Jerusalem-Hares, c est la plongée dans le monde qui va être le mien pour les 3 prochains mois. A Jerusalem, à la porte de Damas, superbe avec les créneaux de sa muraille, ses escaliers majestueux et la foule sortant du quartier arabe de la vieille ville, la station de bus pour Qalandia est toute proche. Il est 16 h lorsque je m’y rends. Le trafic est intense, le bruit, les bus dans tous les sens, les appels, les femmes chargées de paquets, les enfants qui suivent tant bien que mal, les jeunes filles droites et fières dans leur manteau recouvrant les chevilles et le foulard malgré la chaleur... Je me replonge dans cette atmosphère si différente de mon univers.

Nous prenons une route que je ne connais pas. Le Mur qui va bientôt couper Jérusalem du reste de la Cisjordanie fait que la circulation automobile des Palestiniens est modifiée en permanence, un contrôle militaire venant parfois s’ajouter aux difficultés du trafic urbain.

Puis c’est Qalandia ! Comment décrire ce lieu ? Des taxis jaunes par dizaines, des bus, petits ou gros, des camions, des voitures individuelles, entremêlés dans une ronde sans fin, bruyante et polluante. La poussière, la chaleurŠ les marchands ambulants et les piétons, femmes, enfants, vieillards, hommes de tous ages.... les uns rejoignent le contrôle militaire qui mène à Ramallah, les autres cherchent le bon bus ou le taxi collectif qui les emmènera vers Naplouse, Tulkarem, Hebron... Qalandia est la plaque tournante de la Cisjordanie lorsqu’on est à Jérusalem.

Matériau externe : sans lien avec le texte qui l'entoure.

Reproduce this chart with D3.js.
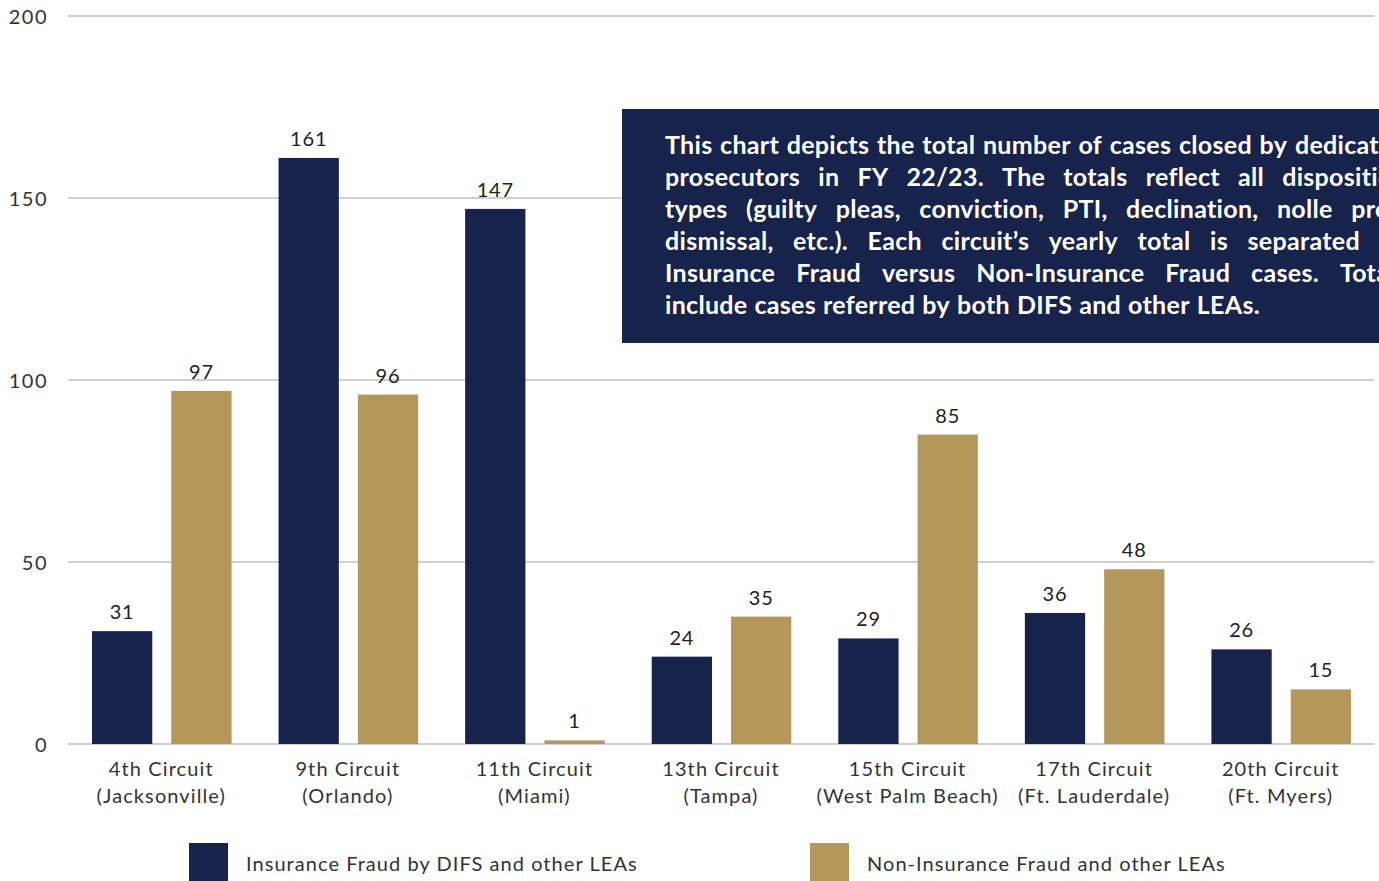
<!DOCTYPE html>
<html>
<head>
<meta charset="utf-8">
<script src="https://cdn.jsdelivr.net/npm/d3@7"></script>
<style>
  html, body { margin: 0; padding: 0; background: #fff; overflow: hidden; }
  svg { display: block; font-family: Lato, "Open Sans", sans-serif; }
</style>
</head>
<body>
<svg id="chart" width="1379" height="881"></svg>
<script>
var categories = ["4th Circuit", "9th Circuit", "11th Circuit", "13th Circuit", "15th Circuit", "17th Circuit", "20th Circuit"];
var cities = ["(Jacksonville)", "(Orlando)", "(Miami)", "(Tampa)", "(West Palm Beach)", "(Ft. Lauderdale)", "(Ft. Myers)"];
var seriesNames = ["Insurance Fraud by DIFS and other LEAs", "Non-Insurance Fraud and other LEAs"];
var insurance = [31, 161, 147, 24, 29, 36, 26];
var nonInsurance = [97, 96, 1, 35, 85, 48, 15];
var yTicks = [0, 50, 100, 150, 200];
var noteLines = [
  "This chart depicts the total number of cases closed by dedicated",
  "prosecutors in FY 22/23. The totals reflect all disposition",
  "types (guilty pleas, conviction, PTI, declination, nolle pros,",
  "dismissal, etc.). Each circuit\u2019s yearly total is separated by",
  "Insurance Fraud versus Non-Insurance Fraud cases. Totals",
  "include cases referred by both DIFS and other LEAs."
];

var navy = "#17234b", gold = "#b4975a";
var colors = [navy, gold];

var svg = d3.select("#chart");
var plotLeft = 68, plotRight = 1374, plotTop = 16, plotBottom = 744;

var y = d3.scaleLinear().domain([0, 200]).range([plotBottom, plotTop]);
var x0 = d3.scaleBand().domain(categories).range([plotLeft, plotRight]).padding(0);
var x1 = d3.scaleBand().domain([0, 1]).range([24, x0.bandwidth() - 23]).paddingInner(0.24);

// grid
svg.append("g")
  .selectAll("line")
  .data(yTicks)
  .enter().append("line")
  .attr("x1", plotLeft).attr("x2", plotRight)
  .attr("y1", function(d) { return y(d); })
  .attr("y2", function(d) { return y(d); })
  .style("stroke", "#cfcfcf")
  .style("stroke-width", 2);

svg.append("g")
  .selectAll("text")
  .data(yTicks)
  .enter().append("text")
  .attr("x", 48)
  .attr("y", function(d) { return y(d) + 8; })
  .attr("text-anchor", "end")
  .style("font-size", "20px")
  .style("letter-spacing", "1.5px")
  .style("fill", "#333")
  .text(function(d) { return d; });

// bars
var rows = categories.map(function(c, i) { return { cat: c, vals: [insurance[i], nonInsurance[i]] }; });

var group = svg.append("g")
  .selectAll("g")
  .data(rows)
  .enter().append("g")
  .attr("transform", function(d) { return "translate(" + x0(d.cat) + ",0)"; });

group.selectAll("rect")
  .data(function(d) { return d.vals; })
  .enter().append("rect")
  .attr("x", function(d, i) { return x1(i); })
  .attr("width", x1.bandwidth())
  .attr("y", function(d) { return y(d); })
  .attr("height", function(d) { return plotBottom - y(d); })
  .style("fill", function(d, i) { return colors[i]; });

group.selectAll("text.val")
  .data(function(d) { return d.vals; })
  .enter().append("text")
  .attr("class", "val")
  .attr("x", function(d, i) { return x1(i) + x1.bandwidth() / 2; })
  .attr("y", function(d) { return y(d) - 12; })
  .attr("text-anchor", "middle")
  .style("font-size", "20px")
  .style("letter-spacing", "0.8px")
  .style("fill", "#222")
  .text(function(d) { return d; });

// category labels
var catLabel = svg.append("g")
  .selectAll("text")
  .data(categories)
  .enter().append("text")
  .attr("text-anchor", "middle")
  .attr("x", function(d) { return x0(d) + x0.bandwidth() / 2; })
  .style("font-size", "20px")
  .style("letter-spacing", "1.1px")
  .style("fill", "#333");
catLabel.append("tspan").attr("y", 776).attr("x", function(d) { return x0(d) + x0.bandwidth() / 2; }).text(function(d) { return d; });
catLabel.append("tspan").attr("y", 803).attr("x", function(d) { return x0(d) + x0.bandwidth() / 2; }).text(function(d, i) { return cities[i]; });

// legend
var legendX = [189, 810];
var legend = svg.append("g")
  .selectAll("g")
  .data(seriesNames)
  .enter().append("g")
  .attr("transform", function(d, i) { return "translate(" + legendX[i] + ",843)"; });
legend.append("rect")
  .attr("width", 39).attr("height", 40)
  .style("fill", function(d, i) { return colors[i]; });
legend.append("text")
  .attr("x", 57).attr("y", 28)
  .style("font-size", "20px")
  .style("letter-spacing", "1.05px")
  .style("fill", "#333")
  .text(function(d) { return d; });

// note box
var boxX = 622, boxY = 109, textX = 665, lineW = 742;
svg.append("rect")
  .attr("x", boxX).attr("y", boxY)
  .attr("width", 830).attr("height", 234)
  .style("fill", navy);

var note = svg.append("g").style("font-size", "25px").style("font-weight", "bold")
  .style("letter-spacing", "0.3px").style("fill", "#fff");
noteLines.forEach(function(line, li) {
  var words = line.split(" ");
  var by = 154 + li * 32;
  var ws = words.map(function(w) {
    return note.append("text").attr("y", by).text(w);
  });
  var widths = ws.map(function(t) { return t.node().getComputedTextLength(); });
  var total = d3.sum(widths);
  var gap = (li === noteLines.length - 1) ? 7 : Math.max(4, (lineW - total) / (words.length - 1));
  var cx = textX;
  ws.forEach(function(t, k) {
    t.attr("x", cx);
    cx += widths[k] + gap;
  });
});
</script>
</body>
</html>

A cet endroit, nous quittons les véhicules à plaque d’immatriculation jaune pour utiliser ceux munis de plaque verte. Nous entrons en Cisjordanie. Distinction qui, d’ailleurs, symbolise déjà la volonté des Autorités israéliennes de mettre Jérusalem à part puisque, par cet artifice, on en oublierait qu’être à Jérusalem Est, c’est déjà être en Territoire Palestinien !

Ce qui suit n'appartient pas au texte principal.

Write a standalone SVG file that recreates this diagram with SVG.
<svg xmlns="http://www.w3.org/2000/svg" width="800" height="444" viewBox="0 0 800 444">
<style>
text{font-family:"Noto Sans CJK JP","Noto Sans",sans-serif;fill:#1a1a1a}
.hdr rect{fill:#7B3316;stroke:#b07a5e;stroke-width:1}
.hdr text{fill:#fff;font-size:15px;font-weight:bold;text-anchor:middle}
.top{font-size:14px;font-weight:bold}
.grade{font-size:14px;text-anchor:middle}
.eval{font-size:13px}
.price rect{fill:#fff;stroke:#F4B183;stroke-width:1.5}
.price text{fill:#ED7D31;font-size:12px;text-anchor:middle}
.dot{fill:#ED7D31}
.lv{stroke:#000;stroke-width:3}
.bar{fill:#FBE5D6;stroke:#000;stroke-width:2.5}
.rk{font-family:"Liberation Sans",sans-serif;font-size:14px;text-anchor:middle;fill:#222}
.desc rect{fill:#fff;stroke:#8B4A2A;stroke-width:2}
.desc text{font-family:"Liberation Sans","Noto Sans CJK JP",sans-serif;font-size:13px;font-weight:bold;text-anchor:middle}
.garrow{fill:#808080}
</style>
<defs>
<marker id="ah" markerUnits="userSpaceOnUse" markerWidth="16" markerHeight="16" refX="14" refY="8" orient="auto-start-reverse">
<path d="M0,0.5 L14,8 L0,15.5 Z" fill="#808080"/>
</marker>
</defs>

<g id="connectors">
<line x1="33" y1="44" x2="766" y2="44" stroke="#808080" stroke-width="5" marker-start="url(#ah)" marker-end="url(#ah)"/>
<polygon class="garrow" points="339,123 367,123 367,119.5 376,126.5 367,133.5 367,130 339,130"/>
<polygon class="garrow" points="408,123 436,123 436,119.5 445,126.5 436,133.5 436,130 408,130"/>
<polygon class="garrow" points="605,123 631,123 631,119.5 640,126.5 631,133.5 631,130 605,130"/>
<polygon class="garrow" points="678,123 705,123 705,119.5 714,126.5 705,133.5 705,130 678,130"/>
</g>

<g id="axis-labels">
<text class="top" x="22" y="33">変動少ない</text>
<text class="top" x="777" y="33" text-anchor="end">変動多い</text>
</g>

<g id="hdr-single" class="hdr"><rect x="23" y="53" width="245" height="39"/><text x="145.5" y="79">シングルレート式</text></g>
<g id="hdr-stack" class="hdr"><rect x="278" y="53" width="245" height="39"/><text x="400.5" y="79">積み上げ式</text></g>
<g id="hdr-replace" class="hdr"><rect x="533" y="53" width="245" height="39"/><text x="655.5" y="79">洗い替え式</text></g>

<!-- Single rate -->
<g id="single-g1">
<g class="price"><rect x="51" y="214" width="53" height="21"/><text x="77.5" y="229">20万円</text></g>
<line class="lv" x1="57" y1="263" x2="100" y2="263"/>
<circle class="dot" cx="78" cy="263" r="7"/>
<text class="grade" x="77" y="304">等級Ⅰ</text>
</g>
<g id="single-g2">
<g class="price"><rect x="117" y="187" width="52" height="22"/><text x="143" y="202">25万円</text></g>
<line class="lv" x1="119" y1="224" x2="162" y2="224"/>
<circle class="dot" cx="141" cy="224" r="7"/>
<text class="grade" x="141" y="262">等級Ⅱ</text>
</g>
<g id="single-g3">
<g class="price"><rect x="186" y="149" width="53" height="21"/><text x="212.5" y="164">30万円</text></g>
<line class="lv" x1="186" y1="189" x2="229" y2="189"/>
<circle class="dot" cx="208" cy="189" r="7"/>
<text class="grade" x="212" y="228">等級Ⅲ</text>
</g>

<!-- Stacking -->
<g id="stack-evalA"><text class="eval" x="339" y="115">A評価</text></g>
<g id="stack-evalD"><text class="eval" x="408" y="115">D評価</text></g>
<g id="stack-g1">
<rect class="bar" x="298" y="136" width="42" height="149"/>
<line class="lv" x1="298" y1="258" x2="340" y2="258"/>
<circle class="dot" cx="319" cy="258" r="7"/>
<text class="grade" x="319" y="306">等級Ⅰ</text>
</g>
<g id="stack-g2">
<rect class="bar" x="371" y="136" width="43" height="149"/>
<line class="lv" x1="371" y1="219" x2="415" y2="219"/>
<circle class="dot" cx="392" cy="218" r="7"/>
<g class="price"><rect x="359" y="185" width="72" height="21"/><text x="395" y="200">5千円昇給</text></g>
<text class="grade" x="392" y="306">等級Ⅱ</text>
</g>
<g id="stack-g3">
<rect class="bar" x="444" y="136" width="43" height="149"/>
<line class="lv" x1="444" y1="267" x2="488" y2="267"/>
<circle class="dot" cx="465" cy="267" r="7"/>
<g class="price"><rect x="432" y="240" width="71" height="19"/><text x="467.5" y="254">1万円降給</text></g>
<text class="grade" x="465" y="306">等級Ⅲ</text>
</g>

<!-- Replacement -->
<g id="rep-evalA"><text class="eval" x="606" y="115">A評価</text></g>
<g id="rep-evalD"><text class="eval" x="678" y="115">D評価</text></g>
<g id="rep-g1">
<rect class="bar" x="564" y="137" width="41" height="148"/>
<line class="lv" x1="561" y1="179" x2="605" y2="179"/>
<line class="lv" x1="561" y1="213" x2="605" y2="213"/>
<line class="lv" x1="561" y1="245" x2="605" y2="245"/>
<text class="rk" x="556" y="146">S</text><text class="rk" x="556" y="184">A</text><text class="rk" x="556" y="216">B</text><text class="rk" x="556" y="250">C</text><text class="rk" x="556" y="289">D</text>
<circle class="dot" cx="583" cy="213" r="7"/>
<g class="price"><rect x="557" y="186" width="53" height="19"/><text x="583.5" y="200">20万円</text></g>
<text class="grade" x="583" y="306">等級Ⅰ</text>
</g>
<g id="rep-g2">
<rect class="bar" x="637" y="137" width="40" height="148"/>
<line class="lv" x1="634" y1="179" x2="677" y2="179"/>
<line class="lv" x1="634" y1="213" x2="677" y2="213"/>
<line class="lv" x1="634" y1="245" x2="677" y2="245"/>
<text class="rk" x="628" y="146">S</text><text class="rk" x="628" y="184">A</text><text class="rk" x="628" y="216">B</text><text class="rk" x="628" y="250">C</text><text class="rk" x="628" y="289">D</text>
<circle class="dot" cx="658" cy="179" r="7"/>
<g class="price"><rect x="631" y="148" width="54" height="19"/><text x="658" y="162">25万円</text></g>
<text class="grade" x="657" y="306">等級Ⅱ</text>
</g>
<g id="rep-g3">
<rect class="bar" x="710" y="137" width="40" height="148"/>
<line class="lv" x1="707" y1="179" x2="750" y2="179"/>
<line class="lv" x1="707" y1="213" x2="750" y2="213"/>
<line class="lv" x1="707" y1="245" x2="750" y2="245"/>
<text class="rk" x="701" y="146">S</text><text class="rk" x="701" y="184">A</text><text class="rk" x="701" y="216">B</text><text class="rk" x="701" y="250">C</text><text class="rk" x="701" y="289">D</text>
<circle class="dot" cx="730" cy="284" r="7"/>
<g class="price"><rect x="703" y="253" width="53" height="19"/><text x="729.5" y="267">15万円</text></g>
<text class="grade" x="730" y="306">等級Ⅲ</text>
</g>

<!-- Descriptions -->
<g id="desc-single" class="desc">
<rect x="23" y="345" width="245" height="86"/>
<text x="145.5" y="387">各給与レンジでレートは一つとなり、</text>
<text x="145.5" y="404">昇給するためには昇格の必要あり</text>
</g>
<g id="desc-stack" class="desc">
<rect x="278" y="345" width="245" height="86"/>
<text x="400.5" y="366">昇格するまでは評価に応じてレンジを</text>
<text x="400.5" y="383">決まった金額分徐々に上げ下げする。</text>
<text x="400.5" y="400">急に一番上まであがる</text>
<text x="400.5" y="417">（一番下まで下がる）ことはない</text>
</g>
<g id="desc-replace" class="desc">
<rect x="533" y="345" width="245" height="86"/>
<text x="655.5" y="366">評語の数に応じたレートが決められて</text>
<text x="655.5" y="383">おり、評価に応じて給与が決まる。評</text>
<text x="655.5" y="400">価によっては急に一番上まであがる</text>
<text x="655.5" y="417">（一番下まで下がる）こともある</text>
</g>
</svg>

Le Mur se construit. Il est maintenant bien présent de part et d’autre du carrefour, agrémenté d’une tour de guet qui domine toute la scène. Qu’en sera-t-il lorsqu’il n’y aura plus qu’une porte pour passer de l’autre côte ? Quels seront les critères qui feront que vous serez refoulé ou admis à franchir le passage ? Dans l’immédiat, je profite de ce reste de liberté.

La construction du Mur se fait à vitesse accélérée partout en Cisjordanie ce d’autant, qu’actuellement, les regards du Monde sont braqués sur Gaza ! Tout l’été, les Palestiniens ont vu les bulldozers niveler leurs terres pour la construction de cette barrière dite "de sécurité" mais aucun média pour relater la poursuite des confiscations et l’avancée des travaux. Et le Monde accepte de s’y tromper !

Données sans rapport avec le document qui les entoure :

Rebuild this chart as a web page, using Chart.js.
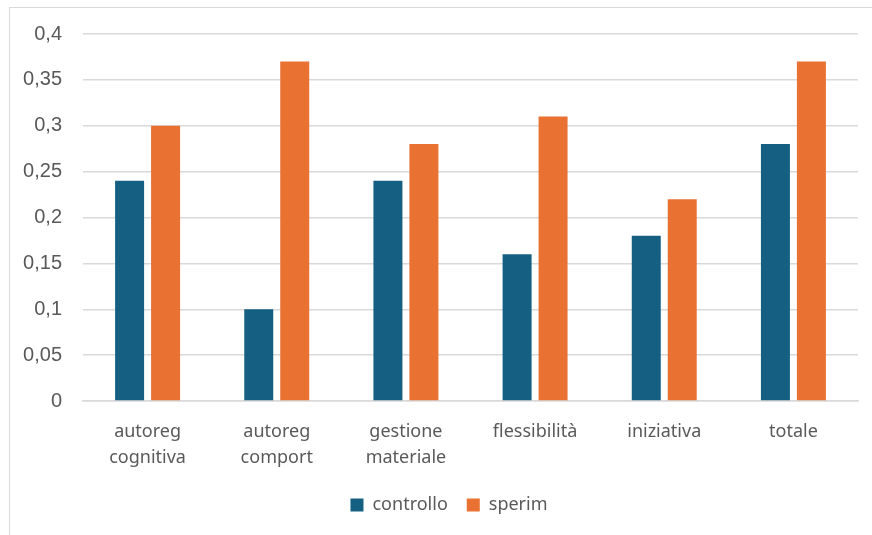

J’appréhende le moment où je ne serai plus qu’à quelques kilomètres de Hares car je sais que je vais voir la balafre sur la colline qui surplombe le village de Marda et qui va afficher la réalité du moment : le Mur est arrivé et progresse vers tous les villages que je connais.

C’est pour rattacher la colonie d’Ariel, 25 000 habitants, construite au dessus de Marda, que le Mur va pénétrer à près de 20 Km à l’intérieur de la Cisjordanie.

Et... s’étale ainsi, sous mes yeux, la ligne jaune des terres fraîchement travaillées. Ces derniers mois, j’ai lu sur mon ordinateur les narrations des femmes que je remplace : l’armée entrant la nuit dans le village de Marda car des jeunes ont lancé des pierres et l’arrestation d’adolescents à plusieurs reprises. Des manifestations aussi pour protester contre ces spoliations.

L’an dernier, je suis allée cueillir les olives à l’endroit même où, cette année, je découvre que la clôture va bientôt interdire tout passage, ne manquant pas, en même temps, de laisser une partie non négligeable des oliviers du côté de la colonie, autant de pertes pour les fermiers.

Je suis vraiment revenue maintenant. On me reconnaît, on me salue, on me remercie... La Palestine me reprend avec tout son désespoir mais aussi sa gentillesse, sa vitalité et sa volonté de ne pas baisser les bras.